EXERCISE PROMPT ->
Transcribe all of the material exactly. Any picture in it should be left out.

SOURCE EXCERPT ->
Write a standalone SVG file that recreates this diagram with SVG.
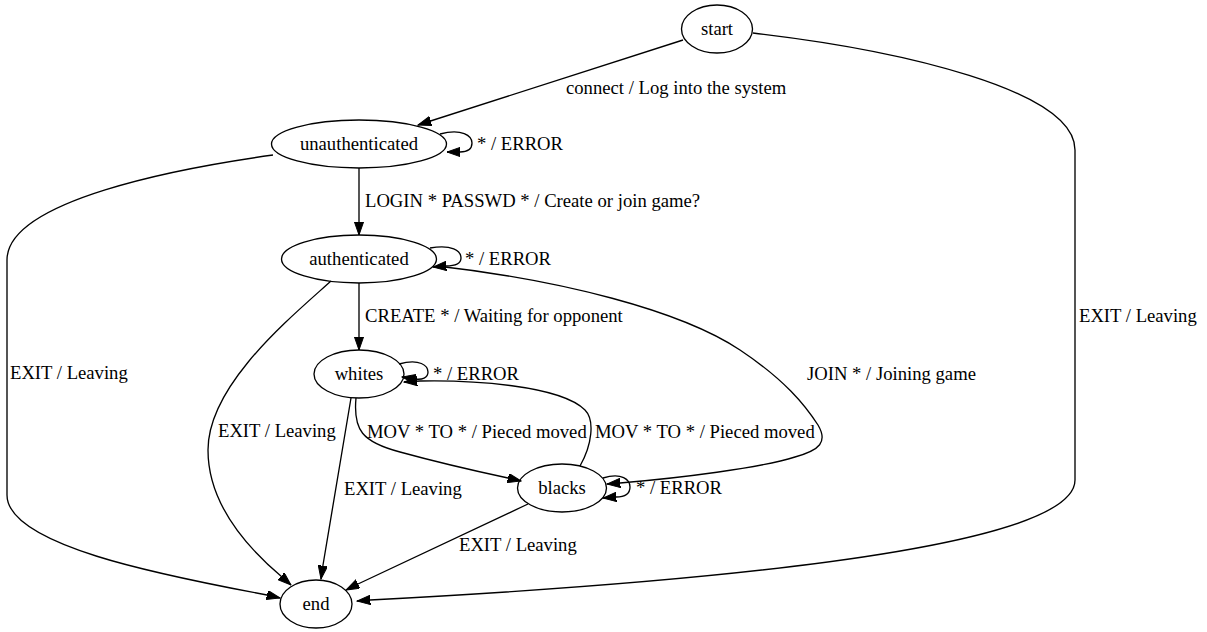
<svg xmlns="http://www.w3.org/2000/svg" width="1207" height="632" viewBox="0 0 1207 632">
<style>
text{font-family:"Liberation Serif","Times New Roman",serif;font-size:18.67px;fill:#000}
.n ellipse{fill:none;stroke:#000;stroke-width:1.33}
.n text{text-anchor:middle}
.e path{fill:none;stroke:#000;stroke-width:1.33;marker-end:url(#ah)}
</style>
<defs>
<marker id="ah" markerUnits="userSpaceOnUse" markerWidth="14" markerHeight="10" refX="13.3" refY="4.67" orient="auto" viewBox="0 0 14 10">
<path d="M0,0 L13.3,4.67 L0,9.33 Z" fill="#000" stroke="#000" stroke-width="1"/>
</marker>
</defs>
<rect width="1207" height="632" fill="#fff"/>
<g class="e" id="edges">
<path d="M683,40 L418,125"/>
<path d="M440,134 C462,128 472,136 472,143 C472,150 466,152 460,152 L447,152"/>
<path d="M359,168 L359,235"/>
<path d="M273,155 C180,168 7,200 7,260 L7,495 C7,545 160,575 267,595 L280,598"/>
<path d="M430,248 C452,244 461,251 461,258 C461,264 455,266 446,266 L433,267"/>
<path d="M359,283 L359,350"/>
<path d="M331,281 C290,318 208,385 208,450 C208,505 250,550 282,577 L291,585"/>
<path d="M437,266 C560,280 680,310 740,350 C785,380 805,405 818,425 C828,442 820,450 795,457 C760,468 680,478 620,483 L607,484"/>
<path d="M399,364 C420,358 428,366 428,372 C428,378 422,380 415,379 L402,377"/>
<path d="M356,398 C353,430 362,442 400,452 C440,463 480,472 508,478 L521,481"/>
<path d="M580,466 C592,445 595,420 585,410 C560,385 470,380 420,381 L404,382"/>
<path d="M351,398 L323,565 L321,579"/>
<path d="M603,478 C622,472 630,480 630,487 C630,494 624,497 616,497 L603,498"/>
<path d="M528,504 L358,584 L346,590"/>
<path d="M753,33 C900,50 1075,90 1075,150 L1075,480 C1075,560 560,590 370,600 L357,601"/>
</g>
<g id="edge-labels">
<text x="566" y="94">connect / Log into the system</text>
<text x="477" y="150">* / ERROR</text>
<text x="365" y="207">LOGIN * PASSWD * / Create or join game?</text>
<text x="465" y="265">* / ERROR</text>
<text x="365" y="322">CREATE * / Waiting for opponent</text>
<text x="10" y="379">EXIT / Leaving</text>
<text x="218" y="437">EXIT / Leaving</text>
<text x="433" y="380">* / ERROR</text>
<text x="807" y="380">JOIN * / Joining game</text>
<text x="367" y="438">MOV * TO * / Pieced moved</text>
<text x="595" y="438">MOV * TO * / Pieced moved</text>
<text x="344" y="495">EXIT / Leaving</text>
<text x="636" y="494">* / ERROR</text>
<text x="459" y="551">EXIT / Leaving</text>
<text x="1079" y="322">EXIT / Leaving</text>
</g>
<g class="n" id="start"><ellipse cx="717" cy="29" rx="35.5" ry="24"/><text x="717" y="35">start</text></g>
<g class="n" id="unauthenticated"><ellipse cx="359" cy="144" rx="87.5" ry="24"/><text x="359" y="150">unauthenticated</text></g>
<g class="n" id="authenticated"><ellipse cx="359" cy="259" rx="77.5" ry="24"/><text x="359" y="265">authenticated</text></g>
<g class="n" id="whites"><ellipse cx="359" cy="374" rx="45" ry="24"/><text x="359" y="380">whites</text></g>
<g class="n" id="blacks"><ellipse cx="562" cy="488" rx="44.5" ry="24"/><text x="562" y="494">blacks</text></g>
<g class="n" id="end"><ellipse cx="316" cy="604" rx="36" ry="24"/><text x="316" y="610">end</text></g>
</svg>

ANSWER BELOW ->
Write a standalone SVG file that recreates this diagram with SVG.
<svg xmlns="http://www.w3.org/2000/svg" width="1207" height="632" viewBox="0 0 1207 632">
<style>
text{font-family:"Liberation Serif","Times New Roman",serif;font-size:18.67px;fill:#000}
.n ellipse{fill:none;stroke:#000;stroke-width:1.33}
.n text{text-anchor:middle}
.e path{fill:none;stroke:#000;stroke-width:1.33;marker-end:url(#ah)}
</style>
<defs>
<marker id="ah" markerUnits="userSpaceOnUse" markerWidth="14" markerHeight="10" refX="13.3" refY="4.67" orient="auto" viewBox="0 0 14 10">
<path d="M0,0 L13.3,4.67 L0,9.33 Z" fill="#000" stroke="#000" stroke-width="1"/>
</marker>
</defs>
<rect width="1207" height="632" fill="#fff"/>
<g class="e" id="edges">
<path d="M683,40 L418,125"/>
<path d="M440,134 C462,128 472,136 472,143 C472,150 466,152 460,152 L447,152"/>
<path d="M359,168 L359,235"/>
<path d="M273,155 C180,168 7,200 7,260 L7,495 C7,545 160,575 267,595 L280,598"/>
<path d="M430,248 C452,244 461,251 461,258 C461,264 455,266 446,266 L433,267"/>
<path d="M359,283 L359,350"/>
<path d="M331,281 C290,318 208,385 208,450 C208,505 250,550 282,577 L291,585"/>
<path d="M437,266 C560,280 680,310 740,350 C785,380 805,405 818,425 C828,442 820,450 795,457 C760,468 680,478 620,483 L607,484"/>
<path d="M399,364 C420,358 428,366 428,372 C428,378 422,380 415,379 L402,377"/>
<path d="M356,398 C353,430 362,442 400,452 C440,463 480,472 508,478 L521,481"/>
<path d="M580,466 C592,445 595,420 585,410 C560,385 470,380 420,381 L404,382"/>
<path d="M351,398 L323,565 L321,579"/>
<path d="M603,478 C622,472 630,480 630,487 C630,494 624,497 616,497 L603,498"/>
<path d="M528,504 L358,584 L346,590"/>
<path d="M753,33 C900,50 1075,90 1075,150 L1075,480 C1075,560 560,590 370,600 L357,601"/>
</g>
<g id="edge-labels">
<text x="566" y="94">connect / Log into the system</text>
<text x="477" y="150">* / ERROR</text>
<text x="365" y="207">LOGIN * PASSWD * / Create or join game?</text>
<text x="465" y="265">* / ERROR</text>
<text x="365" y="322">CREATE * / Waiting for opponent</text>
<text x="10" y="379">EXIT / Leaving</text>
<text x="218" y="437">EXIT / Leaving</text>
<text x="433" y="380">* / ERROR</text>
<text x="807" y="380">JOIN * / Joining game</text>
<text x="367" y="438">MOV * TO * / Pieced moved</text>
<text x="595" y="438">MOV * TO * / Pieced moved</text>
<text x="344" y="495">EXIT / Leaving</text>
<text x="636" y="494">* / ERROR</text>
<text x="459" y="551">EXIT / Leaving</text>
<text x="1079" y="322">EXIT / Leaving</text>
</g>
<g class="n" id="start"><ellipse cx="717" cy="29" rx="35.5" ry="24"/><text x="717" y="35">start</text></g>
<g class="n" id="unauthenticated"><ellipse cx="359" cy="144" rx="87.5" ry="24"/><text x="359" y="150">unauthenticated</text></g>
<g class="n" id="authenticated"><ellipse cx="359" cy="259" rx="77.5" ry="24"/><text x="359" y="265">authenticated</text></g>
<g class="n" id="whites"><ellipse cx="359" cy="374" rx="45" ry="24"/><text x="359" y="380">whites</text></g>
<g class="n" id="blacks"><ellipse cx="562" cy="488" rx="44.5" ry="24"/><text x="562" y="494">blacks</text></g>
<g class="n" id="end"><ellipse cx="316" cy="604" rx="36" ry="24"/><text x="316" y="610">end</text></g>
</svg>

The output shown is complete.